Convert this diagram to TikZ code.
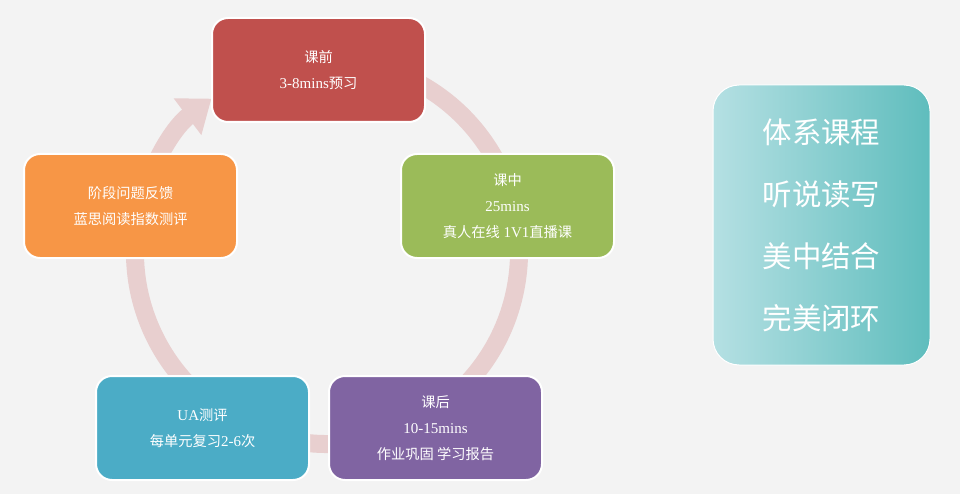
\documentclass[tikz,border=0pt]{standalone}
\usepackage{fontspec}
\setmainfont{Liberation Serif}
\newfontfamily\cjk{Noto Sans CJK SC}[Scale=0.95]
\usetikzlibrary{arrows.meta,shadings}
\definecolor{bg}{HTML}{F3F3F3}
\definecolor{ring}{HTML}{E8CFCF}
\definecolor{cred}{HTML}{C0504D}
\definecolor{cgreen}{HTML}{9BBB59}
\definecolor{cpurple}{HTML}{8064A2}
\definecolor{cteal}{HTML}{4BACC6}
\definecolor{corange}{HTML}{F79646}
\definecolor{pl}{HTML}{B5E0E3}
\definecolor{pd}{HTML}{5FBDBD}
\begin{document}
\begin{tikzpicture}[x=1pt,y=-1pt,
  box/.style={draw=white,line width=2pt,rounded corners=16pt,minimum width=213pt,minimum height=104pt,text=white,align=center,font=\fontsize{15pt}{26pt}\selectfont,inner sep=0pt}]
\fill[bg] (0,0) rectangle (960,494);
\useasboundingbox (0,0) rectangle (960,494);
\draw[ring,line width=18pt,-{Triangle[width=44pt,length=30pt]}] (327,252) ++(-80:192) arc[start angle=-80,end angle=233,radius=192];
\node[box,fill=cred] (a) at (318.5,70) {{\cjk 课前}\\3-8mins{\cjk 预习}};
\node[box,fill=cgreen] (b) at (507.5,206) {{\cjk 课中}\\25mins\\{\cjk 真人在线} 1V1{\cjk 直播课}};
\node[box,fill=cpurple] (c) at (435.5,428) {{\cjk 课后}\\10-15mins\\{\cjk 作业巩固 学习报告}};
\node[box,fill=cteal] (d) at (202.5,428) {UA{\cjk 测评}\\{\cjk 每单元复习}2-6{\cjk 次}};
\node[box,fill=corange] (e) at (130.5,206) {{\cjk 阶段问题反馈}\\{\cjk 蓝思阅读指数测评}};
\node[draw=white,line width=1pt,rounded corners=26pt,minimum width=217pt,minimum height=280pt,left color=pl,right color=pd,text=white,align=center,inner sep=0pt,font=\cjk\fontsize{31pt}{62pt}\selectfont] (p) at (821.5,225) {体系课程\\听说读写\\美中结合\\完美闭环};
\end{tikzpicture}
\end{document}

*EXERCISE DIRECTIONS:* Copy the material above exactly and drop the pictures.

*EXERCISE RESULT:*
Convert this diagram to TikZ code.
\documentclass[tikz,border=0pt]{standalone}
\usepackage{fontspec}
\setmainfont{Liberation Serif}
\newfontfamily\cjk{Noto Sans CJK SC}[Scale=0.95]
\usetikzlibrary{arrows.meta,shadings}
\definecolor{bg}{HTML}{F3F3F3}
\definecolor{ring}{HTML}{E8CFCF}
\definecolor{cred}{HTML}{C0504D}
\definecolor{cgreen}{HTML}{9BBB59}
\definecolor{cpurple}{HTML}{8064A2}
\definecolor{cteal}{HTML}{4BACC6}
\definecolor{corange}{HTML}{F79646}
\definecolor{pl}{HTML}{B5E0E3}
\definecolor{pd}{HTML}{5FBDBD}
\begin{document}
\begin{tikzpicture}[x=1pt,y=-1pt,
  box/.style={draw=white,line width=2pt,rounded corners=16pt,minimum width=213pt,minimum height=104pt,text=white,align=center,font=\fontsize{15pt}{26pt}\selectfont,inner sep=0pt}]
\fill[bg] (0,0) rectangle (960,494);
\useasboundingbox (0,0) rectangle (960,494);
\draw[ring,line width=18pt,-{Triangle[width=44pt,length=30pt]}] (327,252) ++(-80:192) arc[start angle=-80,end angle=233,radius=192];
\node[box,fill=cred] (a) at (318.5,70) {{\cjk 课前}\\3-8mins{\cjk 预习}};
\node[box,fill=cgreen] (b) at (507.5,206) {{\cjk 课中}\\25mins\\{\cjk 真人在线} 1V1{\cjk 直播课}};
\node[box,fill=cpurple] (c) at (435.5,428) {{\cjk 课后}\\10-15mins\\{\cjk 作业巩固 学习报告}};
\node[box,fill=cteal] (d) at (202.5,428) {UA{\cjk 测评}\\{\cjk 每单元复习}2-6{\cjk 次}};
\node[box,fill=corange] (e) at (130.5,206) {{\cjk 阶段问题反馈}\\{\cjk 蓝思阅读指数测评}};
\node[draw=white,line width=1pt,rounded corners=26pt,minimum width=217pt,minimum height=280pt,left color=pl,right color=pd,text=white,align=center,inner sep=0pt,font=\cjk\fontsize{31pt}{62pt}\selectfont] (p) at (821.5,225) {体系课程\\听说读写\\美中结合\\完美闭环};
\end{tikzpicture}
\end{document}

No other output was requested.